====== Given records
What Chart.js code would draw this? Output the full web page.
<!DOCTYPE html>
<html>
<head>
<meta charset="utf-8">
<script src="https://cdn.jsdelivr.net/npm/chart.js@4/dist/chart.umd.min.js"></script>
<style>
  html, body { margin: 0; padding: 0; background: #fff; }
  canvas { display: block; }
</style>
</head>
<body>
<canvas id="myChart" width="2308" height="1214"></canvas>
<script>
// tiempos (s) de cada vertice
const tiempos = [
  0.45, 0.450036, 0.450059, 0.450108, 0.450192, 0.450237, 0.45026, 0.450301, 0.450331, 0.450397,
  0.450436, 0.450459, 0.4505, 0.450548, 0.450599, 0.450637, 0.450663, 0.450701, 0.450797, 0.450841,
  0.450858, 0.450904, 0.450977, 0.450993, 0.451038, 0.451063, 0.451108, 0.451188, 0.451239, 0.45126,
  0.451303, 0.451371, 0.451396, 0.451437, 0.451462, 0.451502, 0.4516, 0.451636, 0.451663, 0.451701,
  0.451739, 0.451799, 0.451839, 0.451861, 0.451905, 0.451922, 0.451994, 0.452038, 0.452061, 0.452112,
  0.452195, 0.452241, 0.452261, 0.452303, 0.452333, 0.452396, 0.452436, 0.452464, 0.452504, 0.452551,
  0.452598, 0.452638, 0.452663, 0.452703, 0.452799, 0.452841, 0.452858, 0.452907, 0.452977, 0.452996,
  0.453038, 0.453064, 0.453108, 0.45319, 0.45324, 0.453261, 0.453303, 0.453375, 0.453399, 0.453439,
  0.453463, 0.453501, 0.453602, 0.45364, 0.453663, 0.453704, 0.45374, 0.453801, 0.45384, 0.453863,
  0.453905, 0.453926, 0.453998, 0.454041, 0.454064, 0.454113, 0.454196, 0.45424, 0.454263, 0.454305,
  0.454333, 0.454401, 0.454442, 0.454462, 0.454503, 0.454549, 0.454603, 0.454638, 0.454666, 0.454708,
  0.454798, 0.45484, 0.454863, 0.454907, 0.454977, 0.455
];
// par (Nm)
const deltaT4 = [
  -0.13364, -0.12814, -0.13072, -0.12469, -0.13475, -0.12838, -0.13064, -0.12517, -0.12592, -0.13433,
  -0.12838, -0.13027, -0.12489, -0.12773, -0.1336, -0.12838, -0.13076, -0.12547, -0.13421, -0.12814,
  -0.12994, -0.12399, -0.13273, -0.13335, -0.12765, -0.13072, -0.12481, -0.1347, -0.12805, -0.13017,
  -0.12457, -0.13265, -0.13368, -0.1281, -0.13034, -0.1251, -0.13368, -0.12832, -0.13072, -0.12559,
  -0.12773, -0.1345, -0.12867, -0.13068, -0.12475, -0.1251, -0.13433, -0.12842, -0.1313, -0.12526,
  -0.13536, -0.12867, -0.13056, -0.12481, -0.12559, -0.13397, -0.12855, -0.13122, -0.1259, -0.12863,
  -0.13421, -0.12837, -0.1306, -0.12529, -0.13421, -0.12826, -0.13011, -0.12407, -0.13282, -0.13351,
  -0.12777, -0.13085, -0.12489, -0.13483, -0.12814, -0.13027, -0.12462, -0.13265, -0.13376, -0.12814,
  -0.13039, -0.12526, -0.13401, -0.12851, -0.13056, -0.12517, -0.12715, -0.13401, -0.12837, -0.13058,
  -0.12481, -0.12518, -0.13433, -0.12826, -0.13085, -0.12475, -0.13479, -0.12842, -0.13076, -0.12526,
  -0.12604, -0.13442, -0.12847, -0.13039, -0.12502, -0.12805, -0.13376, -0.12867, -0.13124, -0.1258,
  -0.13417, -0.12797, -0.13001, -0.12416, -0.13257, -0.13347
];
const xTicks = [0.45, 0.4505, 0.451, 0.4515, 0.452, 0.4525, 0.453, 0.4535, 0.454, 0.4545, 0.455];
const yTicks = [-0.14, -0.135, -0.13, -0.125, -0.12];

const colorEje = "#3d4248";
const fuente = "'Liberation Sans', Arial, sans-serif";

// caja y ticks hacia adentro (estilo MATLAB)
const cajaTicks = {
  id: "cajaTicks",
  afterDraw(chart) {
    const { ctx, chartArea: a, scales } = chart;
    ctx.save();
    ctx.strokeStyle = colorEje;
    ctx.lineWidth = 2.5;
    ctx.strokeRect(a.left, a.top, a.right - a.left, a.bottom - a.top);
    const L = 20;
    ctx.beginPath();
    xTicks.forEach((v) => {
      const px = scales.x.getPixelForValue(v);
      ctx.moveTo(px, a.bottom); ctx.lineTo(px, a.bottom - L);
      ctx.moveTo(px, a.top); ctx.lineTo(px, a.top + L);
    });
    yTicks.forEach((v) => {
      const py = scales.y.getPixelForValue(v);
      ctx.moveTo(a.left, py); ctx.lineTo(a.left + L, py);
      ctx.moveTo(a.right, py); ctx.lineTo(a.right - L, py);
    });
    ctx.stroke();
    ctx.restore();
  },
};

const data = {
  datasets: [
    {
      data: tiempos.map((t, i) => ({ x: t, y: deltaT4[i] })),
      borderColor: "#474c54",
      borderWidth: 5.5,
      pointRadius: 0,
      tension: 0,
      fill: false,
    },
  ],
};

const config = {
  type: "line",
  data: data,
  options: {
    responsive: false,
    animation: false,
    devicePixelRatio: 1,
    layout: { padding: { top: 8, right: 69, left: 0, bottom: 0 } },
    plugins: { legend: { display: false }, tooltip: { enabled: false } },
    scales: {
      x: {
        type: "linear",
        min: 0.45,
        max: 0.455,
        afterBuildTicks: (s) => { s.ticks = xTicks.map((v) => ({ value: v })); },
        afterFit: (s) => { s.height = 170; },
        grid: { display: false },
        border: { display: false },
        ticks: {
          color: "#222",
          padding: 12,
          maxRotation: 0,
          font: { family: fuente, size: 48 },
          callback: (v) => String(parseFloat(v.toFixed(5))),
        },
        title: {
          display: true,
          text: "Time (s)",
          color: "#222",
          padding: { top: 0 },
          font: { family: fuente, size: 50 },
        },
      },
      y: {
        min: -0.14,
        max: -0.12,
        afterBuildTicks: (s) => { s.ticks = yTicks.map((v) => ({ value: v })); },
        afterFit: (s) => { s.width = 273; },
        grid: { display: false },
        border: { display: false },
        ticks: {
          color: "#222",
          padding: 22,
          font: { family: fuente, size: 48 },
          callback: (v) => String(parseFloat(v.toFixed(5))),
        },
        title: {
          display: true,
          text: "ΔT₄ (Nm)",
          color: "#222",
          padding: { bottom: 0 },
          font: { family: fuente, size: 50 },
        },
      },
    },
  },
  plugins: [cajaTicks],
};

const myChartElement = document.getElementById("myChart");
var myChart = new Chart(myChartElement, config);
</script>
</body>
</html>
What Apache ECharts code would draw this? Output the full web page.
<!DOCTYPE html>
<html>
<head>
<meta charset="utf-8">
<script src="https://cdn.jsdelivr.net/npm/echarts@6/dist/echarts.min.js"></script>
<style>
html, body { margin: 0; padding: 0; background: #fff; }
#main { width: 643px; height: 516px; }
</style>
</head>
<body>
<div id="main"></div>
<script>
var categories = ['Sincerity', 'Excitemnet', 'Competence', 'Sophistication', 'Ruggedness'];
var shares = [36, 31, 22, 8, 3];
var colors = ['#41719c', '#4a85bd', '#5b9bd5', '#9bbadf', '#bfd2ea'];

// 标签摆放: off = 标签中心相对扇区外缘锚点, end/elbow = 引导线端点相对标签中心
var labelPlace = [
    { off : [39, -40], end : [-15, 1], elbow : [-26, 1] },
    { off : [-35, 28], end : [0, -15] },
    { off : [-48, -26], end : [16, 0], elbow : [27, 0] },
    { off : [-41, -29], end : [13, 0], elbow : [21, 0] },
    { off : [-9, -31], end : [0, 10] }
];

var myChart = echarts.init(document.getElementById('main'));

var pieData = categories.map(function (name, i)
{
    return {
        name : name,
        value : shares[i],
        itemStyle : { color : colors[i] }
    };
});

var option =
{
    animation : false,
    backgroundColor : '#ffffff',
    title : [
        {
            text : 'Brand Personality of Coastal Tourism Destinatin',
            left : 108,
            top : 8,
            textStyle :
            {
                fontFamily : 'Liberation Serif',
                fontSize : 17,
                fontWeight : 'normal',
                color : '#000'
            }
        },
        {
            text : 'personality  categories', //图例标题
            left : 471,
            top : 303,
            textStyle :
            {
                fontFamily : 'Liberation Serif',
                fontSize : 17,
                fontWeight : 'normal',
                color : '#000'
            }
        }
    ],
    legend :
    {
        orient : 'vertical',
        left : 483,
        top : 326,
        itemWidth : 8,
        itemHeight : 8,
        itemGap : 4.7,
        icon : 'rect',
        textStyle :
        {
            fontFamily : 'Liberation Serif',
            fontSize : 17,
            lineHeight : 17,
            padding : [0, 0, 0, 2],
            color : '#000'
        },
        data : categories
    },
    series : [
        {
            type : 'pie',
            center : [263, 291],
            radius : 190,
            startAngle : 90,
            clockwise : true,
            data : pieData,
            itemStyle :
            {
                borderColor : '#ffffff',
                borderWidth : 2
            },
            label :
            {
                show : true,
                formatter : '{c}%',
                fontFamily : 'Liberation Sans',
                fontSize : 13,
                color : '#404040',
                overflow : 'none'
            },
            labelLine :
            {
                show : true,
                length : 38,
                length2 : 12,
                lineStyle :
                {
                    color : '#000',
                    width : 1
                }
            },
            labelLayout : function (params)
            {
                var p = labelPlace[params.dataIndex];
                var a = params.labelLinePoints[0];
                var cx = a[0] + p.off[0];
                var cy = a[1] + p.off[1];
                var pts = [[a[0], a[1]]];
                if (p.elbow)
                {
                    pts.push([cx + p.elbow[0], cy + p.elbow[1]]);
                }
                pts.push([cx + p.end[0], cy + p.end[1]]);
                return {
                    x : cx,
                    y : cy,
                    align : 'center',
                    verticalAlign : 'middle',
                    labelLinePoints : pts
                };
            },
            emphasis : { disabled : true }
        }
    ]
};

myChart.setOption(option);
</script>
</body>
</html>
============
◆ Description of the task ◆
Show all lines from the data above in which the word "What" appears.

◆ Answer to the exercise ◆
What Chart.js code would draw this? Output the full web page.
What Apache ECharts code would draw this? Output the full web page.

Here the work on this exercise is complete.